----- Source material -----

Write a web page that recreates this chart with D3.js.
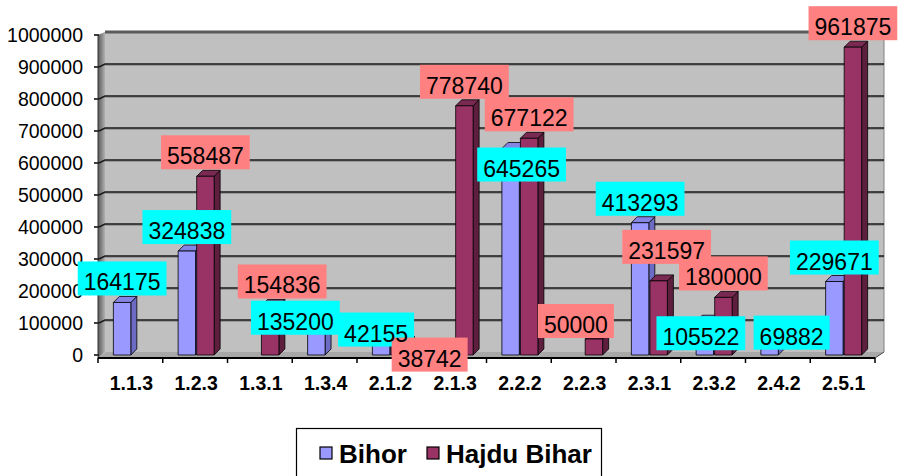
<!DOCTYPE html>
<html>
<head>
<meta charset="utf-8">
<script src="https://cdn.jsdelivr.net/npm/d3@7"></script>
<style>
  body { margin: 0; background: #fff; }
  svg { display: block; font-family: "Liberation Sans", Arial, sans-serif; }
</style>
</head>
<body>
<div id="chart"></div>
<script>
// data
const categories = ["1.1.3", "1.2.3", "1.3.1", "1.3.4", "2.1.2", "2.1.3", "2.2.2", "2.2.3", "2.3.1", "2.3.2", "2.4.2", "2.5.1"];
const seriesNames = ["Bihor", "Hajdu Bihar"];
const bihor = [164175, 324838, null, 135200, 42155, null, 645265, null, 413293, 105522, 69882, 229671];
const hajdu = [null, 558487, 154836, null, 38742, 778740, 677122, 50000, 231597, 180000, null, 961875];
const yTicks = [0, 100000, 200000, 300000, 400000, 500000, 600000, 700000, 800000, 900000, 1000000];

// label boxes that excel pushed around (px, relative to default spot)
const labelNudge = {
  "Hajdu Bihar|1.3.1": [12, 0],
  "Bihor|1.3.4": [-21, 30],
  "Bihor|2.1.2": [-5, 12],
  "Hajdu Bihar|2.1.2": [30, 36],
  "Bihor|2.2.2": [11, 40],
  "Hajdu Bihar|2.2.3": [-18, 6],
  "Hajdu Bihar|2.3.1": [8, -10],
  "Bihor|2.3.2": [-4, 36],
  "Bihor|2.4.2": [22, 24]
};

const W = 899, H = 476;
const svg = d3.select("#chart").append("svg")
  .attr("width", W).attr("height", H);

const x0 = 98, x1 = 875, yBottom = 355, yTop = 35;
const wallDx = 7, wallDy = -3;
const barDx = 6, barDy = -6;

const x = d3.scaleBand().domain(categories).range([x0, x1]);
const xInner = d3.scaleBand().domain(seriesNames).range([-17, 19]).paddingInner(0.06);
const y = d3.scaleLinear().domain([0, 1000000]).range([yBottom, yTop]);

const colors = {
  "Bihor": { front: "#9999FF", side: "#6B6BC4", top: "#8585E6", label: "#00FFFF" },
  "Hajdu Bihar": { front: "#993366", side: "#5E1F3F", top: "#7A2952", label: "#FF8080" }
};

const defs = svg.append("defs");
const lw = defs.append("linearGradient").attr("id", "leftwall")
  .attr("x1", "0").attr("x2", "1").attr("y1", "0").attr("y2", "0");
lw.append("stop").attr("offset", "0").attr("stop-color", "#5a5a5a");
lw.append("stop").attr("offset", "1").attr("stop-color", "#b0b0b0");

// back wall
svg.append("rect")
  .attr("x", x0 + wallDx).attr("y", yTop + wallDy)
  .attr("width", 884 - x0 - wallDx)
  .attr("height", yBottom - yTop)
  .attr("fill", "#C0C0C0");
// left side wall
svg.append("polygon")
  .attr("points", [[x0, yBottom + 3], [x0 + wallDx, yBottom + wallDy], [x0 + wallDx, yTop + wallDy], [x0, yTop]].join(" "))
  .attr("fill", "url(#leftwall)");
// floor
svg.append("polygon")
  .attr("points", [[x0, yBottom + 3], [x0 + wallDx, yBottom + wallDy], [884, yBottom + wallDy], [x1, yBottom + 3]].join(" "))
  .attr("fill", "#A8A8A8");
// wall top edge and right edge
svg.append("line")
  .attr("x1", x0 + wallDx).attr("x2", 884)
  .attr("y1", yTop + wallDy).attr("y2", yTop + wallDy)
  .attr("stroke", "#5a5a5a").attr("stroke-width", 3);
svg.append("line")
  .attr("x1", 884).attr("x2", 884)
  .attr("y1", yTop + wallDy).attr("y2", yBottom + wallDy)
  .attr("stroke", "#808080").attr("stroke-width", 1);

// gridlines on the back wall
const grid = svg.append("g");
yTicks.filter(d => d > 0 && d < 1000000).forEach(t => {
  const yy = y(t);
  grid.append("line")
    .attr("x1", x0 + wallDx).attr("x2", 884)
    .attr("y1", yy + wallDy + 1.2).attr("y2", yy + wallDy + 1.2)
    .attr("stroke", "#8c8c8c").attr("stroke-width", 1.2);
  grid.append("polyline")
    .attr("points", [[x0 + 1, yy], [x0 + wallDx, yy + wallDy], [884, yy + wallDy]].join(" "))
    .attr("fill", "none")
    .attr("stroke", "#1a1a1a").attr("stroke-width", 1.4);
});

// y axis
const yAxis = svg.append("g");
yTicks.forEach(t => {
  yAxis.append("line")
    .attr("x1", x0 - 4).attr("x2", x0 + 1)
    .attr("y1", y(t)).attr("y2", y(t))
    .attr("stroke", "#000").attr("stroke-width", 1.5);
  yAxis.append("text")
    .attr("x", 83).attr("y", y(t))
    .attr("dy", "0.36em")
    .attr("text-anchor", "end")
    .attr("font-size", 19.5)
    .text(t);
});
yAxis.append("line")
  .attr("x1", x0).attr("x2", x0)
  .attr("y1", yTop).attr("y2", yBottom + 3)
  .attr("stroke", "#333").attr("stroke-width", 1);

// bars
const seriesData = [bihor, hajdu];
const barsG = svg.append("g");
const labelItems = [];
categories.forEach((c, i) => {
  seriesNames.forEach((s, k) => {
    const v = seriesData[k][i];
    if (v == null) return;
    const col = colors[s];
    const bx = x(c) + x.bandwidth() / 2 + xInner(s);
    const bw = xInner.bandwidth();
    const by = y(v);
    const g = barsG.append("g").attr("stroke", "#000").attr("stroke-width", 0.8).attr("stroke-linejoin", "round");
    // side
    g.append("polygon")
      .attr("points", [[bx + bw, yBottom], [bx + bw + barDx, yBottom + barDy], [bx + bw + barDx, by + barDy], [bx + bw, by]].join(" "))
      .attr("fill", col.side);
    // top
    g.append("polygon")
      .attr("points", [[bx, by], [bx + barDx, by + barDy], [bx + bw + barDx, by + barDy], [bx + bw, by]].join(" "))
      .attr("fill", col.top);
    // front
    g.append("rect")
      .attr("x", bx).attr("y", by)
      .attr("width", bw).attr("height", yBottom - by)
      .attr("fill", col.front);
    const nudge = labelNudge[s + "|" + c] || [0, 0];
    labelItems.push({
      text: String(v),
      cx: bx + bw / 2 + nudge[0],
      bottom: by - 7 + nudge[1],
      color: col.label
    });
  });
});

// x axis
svg.append("line")
  .attr("x1", x0).attr("x2", x1)
  .attr("y1", yBottom + 3).attr("y2", yBottom + 3)
  .attr("stroke", "#000").attr("stroke-width", 2.2);
svg.append("line")
  .attr("x1", x1).attr("x2", 884)
  .attr("y1", yBottom + 3).attr("y2", yBottom + wallDy)
  .attr("stroke", "#444").attr("stroke-width", 1);
const xTicks = categories.map(c => x(c)).concat([x1]);
xTicks.forEach(t => {
  svg.append("line")
    .attr("x1", t).attr("x2", t)
    .attr("y1", yBottom + 3).attr("y2", yBottom + 8)
    .attr("stroke", "#000").attr("stroke-width", 1.5);
});
svg.append("g").selectAll("text")
  .data(categories)
  .join("text")
  .attr("x", d => x(d) + x.bandwidth() / 2 + 1)
  .attr("y", 390)
  .attr("text-anchor", "middle")
  .attr("font-size", 19.5)
  .attr("font-weight", "bold")
  .text(d => d);

// data labels
const labelsG = svg.append("g");
labelItems.forEach(l => {
  const t = labelsG.append("text")
    .attr("x", l.cx).attr("y", l.bottom - 5)
    .attr("text-anchor", "middle")
    .attr("font-size", 23)
    .text(l.text);
  const tw = t.node().getComputedTextLength();
  labelsG.insert("rect", "text")
    .attr("x", l.cx - tw / 2 - 6)
    .attr("y", l.bottom - 34)
    .attr("width", tw + 12)
    .attr("height", 34)
    .attr("fill", l.color);
});

// legend
const legend = svg.append("g");
legend.append("rect")
  .attr("x", 296.5).attr("y", 428.5)
  .attr("width", 305).attr("height", 60)
  .attr("fill", "#fff")
  .attr("stroke", "#000").attr("stroke-width", 1.2);
const legendX = [320, 427];
seriesNames.forEach((s, k) => {
  legend.append("rect")
    .attr("x", legendX[k]).attr("y", 447)
    .attr("width", 12).attr("height", 12)
    .attr("fill", colors[s].front)
    .attr("stroke", "#000").attr("stroke-width", 1.2);
  legend.append("text")
    .attr("x", legendX[k] + 19).attr("y", 463)
    .attr("font-size", 26)
    .attr("font-weight", "bold")
    .text(s);
});
</script>
</body>
</html>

-----

> **Task description**
Write out, word for word, the lines from the start of the data through the one holding "800000, 900000, 1000000];". Omit pictures.

> **Written answer**
Write a web page that recreates this chart with D3.js.
<!DOCTYPE html>
<html>
<head>
<meta charset="utf-8">
<script src="https://cdn.jsdelivr.net/npm/d3@7"></script>
<style>
  body { margin: 0; background: #fff; }
  svg { display: block; font-family: "Liberation Sans", Arial, sans-serif; }
</style>
</head>
<body>
<div id="chart"></div>
<script>
// data
const categories = ["1.1.3", "1.2.3", "1.3.1", "1.3.4", "2.1.2", "2.1.3", "2.2.2", "2.2.3", "2.3.1", "2.3.2", "2.4.2", "2.5.1"];
const seriesNames = ["Bihor", "Hajdu Bihar"];
const bihor = [164175, 324838, null, 135200, 42155, null, 645265, null, 413293, 105522, 69882, 229671];
const hajdu = [null, 558487, 154836, null, 38742, 778740, 677122, 50000, 231597, 180000, null, 961875];
const yTicks = [0, 100000, 200000, 300000, 400000, 500000, 600000, 700000, 800000, 900000, 1000000];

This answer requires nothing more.